The Town of Osoyoos will ask the province to post improved signage to discourage jumping from the community’s “Bridge Over Troubled Water.”

But other than that, the Town’s efforts to curb what it sees as a dangerous summer pastime likely won’t include much more than building awareness next summer of the potential danger and illegality of jumping or diving from the Main Street bridge.

With its hands tied on the issue — the bridge is the property and responsibility of the province — Council could do little more this morning than express its concern with the practice.

Information received from the province last week, said Gerald Davis, the Town’s Director of Community Services, indicated jumping from the bridge was an offense under the province’s Trespass Act, which states that a person commits an offense if he or she has been notified doing so is prohibited and commits the act any way.

“Warning signs should be posted that are clear and intelligible,” said Mr. Davis. “By way of example, such signs should clearly prohibit diving, clearly warn that the waters may hold unknown hazards, and clearly warn of the dangers posed by the passing of lake traffic.”

Coun. Mike Campol, called the activity a “numbers game,”

“At some point a boat’s going to come under that bridge again,” he said. “I don’t see the harm of having a sign erected.”

But Mayor Sue McKortoff wondered if the signs would stop youth from jumping from the bridge.

 

“I’m not sure people are going to pay attention to the signs,” said Mayor McKortoff. Indeed, she added, the matter had become a bit of a joke at the Regional District of Okanagan-Similkameen meeting she attended.

“When I was at the Regional District the other day, (members of the RDOS Council) had heard . . . and they started singing Bridge Over Troubled Water.”

Speaking to the “impossibility of enforcement,” Coun. CJ Rhodes noted the practice likely wasn’t high on the policing priority list.

“It’s a very seasonal thing,” he said. “It’s a dangerous activity, but I don’t know how you would ever enforce it.”

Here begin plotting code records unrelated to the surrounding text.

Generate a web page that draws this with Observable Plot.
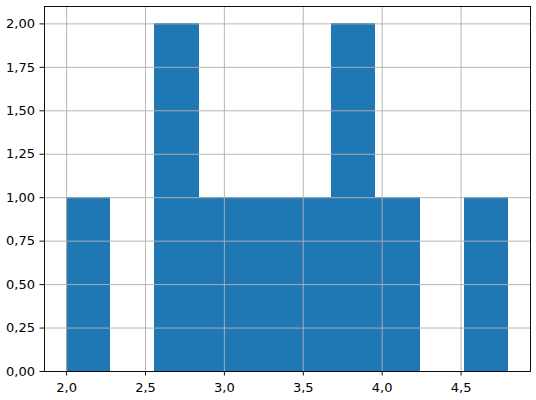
<!DOCTYPE html>
<html>
<head>
<meta charset="utf-8">
<script src="https://cdn.jsdelivr.net/npm/d3@7"></script>
<script src="https://cdn.jsdelivr.net/npm/@observablehq/plot@0.6"></script>
<style>
  html, body { margin: 0; padding: 0; background: #fff; }
  #chart svg { display: block; }
</style>
</head>
<body>
<div id="chart"></div>
<script>
const binEdges = [2.0, 2.28, 2.56, 2.84, 3.12, 3.40, 3.68, 3.96, 4.24, 4.52, 4.80];
const counts = [1, 0, 2, 1, 1, 1, 2, 1, 0, 1];
const xTicks = [2.0, 2.5, 3.0, 3.5, 4.0, 4.5];
const yTicks = [0, 0.25, 0.5, 0.75, 1.0, 1.25, 1.5, 1.75, 2.0];

const bins = counts.map((c, i) => ({x1: binEdges[i], x2: binEdges[i + 1], count: c}));
const comma = (d, digits) => d.toFixed(digits).replace(".", ",");
const grid = {stroke: "#b0b0b0", strokeOpacity: 1, strokeWidth: 0.93};

const chart = Plot.plot({
  width: 536,
  height: 400,
  marginLeft: 44,
  marginRight: 6,
  marginTop: 6,
  marginBottom: 29,
  style: {fontFamily: "DejaVu Sans", fontSize: "13px", color: "#000", background: "#fff"},
  x: {domain: [1.86, 4.94]},
  y: {domain: [0, 2.1]},
  marks: [
    Plot.rectY(bins, {x1: "x1", x2: "x2", y: "count", fill: "#1f77b4", inset: 0, shapeRendering: "crispEdges"}),
    Plot.gridX(xTicks, grid),
    Plot.gridY(yTicks, grid),
    Plot.axisX(xTicks, {tickSize: 4.5, tickPadding: 7, tickFormat: d => comma(d, 1), fontSize: 13, label: null, strokeWidth: 0.93}),
    Plot.axisY(yTicks, {tickSize: 4.5, tickPadding: 5, tickFormat: d => comma(d, 2), fontSize: 13, label: null, strokeWidth: 0.93}),
    Plot.frame({stroke: "#000", strokeWidth: 0.93})
  ]
});
document.getElementById("chart").appendChild(chart);
</script>
</body>
</html>
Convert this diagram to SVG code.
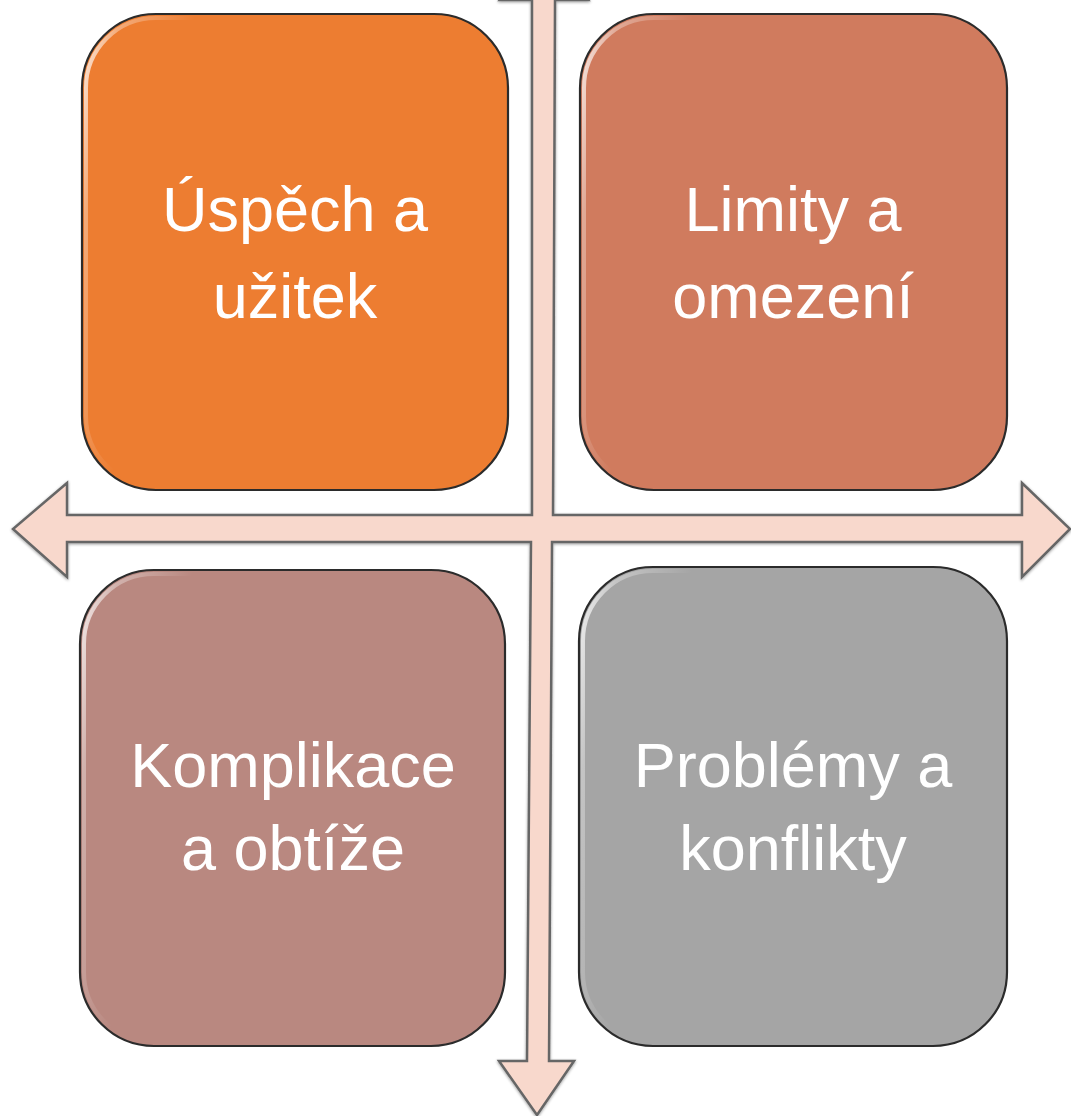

He would prefer Council put its enforcement efforts into crosswalks, recalling the death of a young girl in a town crosswalk several years and another accident involving two youth in another crosswalk.

“If we were putting time and energy into enforcement, we’d be better off looking at crosswalks in our community and try to minimize the impact with pedestrians,” he added.”

Despite the measure’s shortcomings, Council did opt to send a letter to the province requesting improved signage.

Council’s recommended signage — which would be placed and maintained by the provincial Ministry of Transportation and Infrastructure — would state that jumping or diving is prohibited, a dangerous act and a provincial offense.

Council didn’t speak to the potential of asking the province to install pedestrian barriers on the bridge to eliminate jumping nor developing another similar activity — such as a diving platform or tower — to provide for a safer alternative.